Key observations from the December report:

  • Services inflation: Remains the primary driver of elevated core readings.
  • Shelter costs: Continue to exert upward pressure despite signs of cooling in real-time rent data.
  • Goods deflation: Provides some offset, but its disinflationary contribution may be fading.
  • Energy volatility: Remains a wildcard for headline readings in the months ahead.

2026 outlook: A midyear test

Looking ahead, we expect both headline and core CPI to edge higher in the coming months, potentially peaking around midyear before moderating. Our base case sees inflation ending 2026 near 3%—still meaningfully above the Fed's target.
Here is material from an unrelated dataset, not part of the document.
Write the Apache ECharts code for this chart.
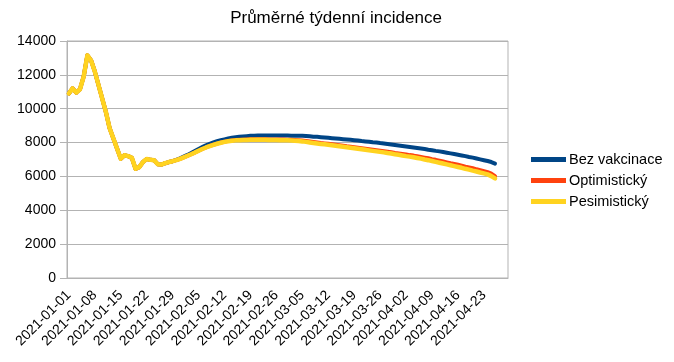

Several factors support this outlook:

  • Base effects: Favorable comparisons from early 2025 will fade, potentially pushing year-over-year readings higher.
  • Wage pressures: Labor market resilience continues to support consumer spending and services inflation.
  • Policy uncertainty: Potential tariff implementations and fiscal policy shifts could add to price pressures.
  • Housing lag: The delayed pass-through of market rents to CPI shelter components may keep core elevated.

Implications for the Fed

The recent trend suggests that, while inflationary pressures remain contained for now, the road ahead could challenge the Federal Reserve's commitment to balancing growth and price stability. A midyear uptick in inflation readings would likely:

  • Limit rate cut expectations: Markets may need to further reduce expectations for monetary easing in 2026.
  • Test Fed credibility: The central bank's resolve to maintain its inflation-fighting stance will be scrutinized.
  • Increase volatility: Fixed income markets could see heightened sensitivity to inflation data surprises.
  • Support the dollar: Higher-for-longer rate expectations typically bolster currency strength.

Bottom line

December's CPI report confirms that U.S. inflation has settled into a stable but elevated equilibrium. While the lack of acceleration is reassuring, the persistence of above-target readings—and the risk of a midyear uptick—suggests the Fed's inflation battle is far from over. Investors should prepare for a year where inflation remains a central theme, with potential implications for rate policy, asset allocation, and market volatility.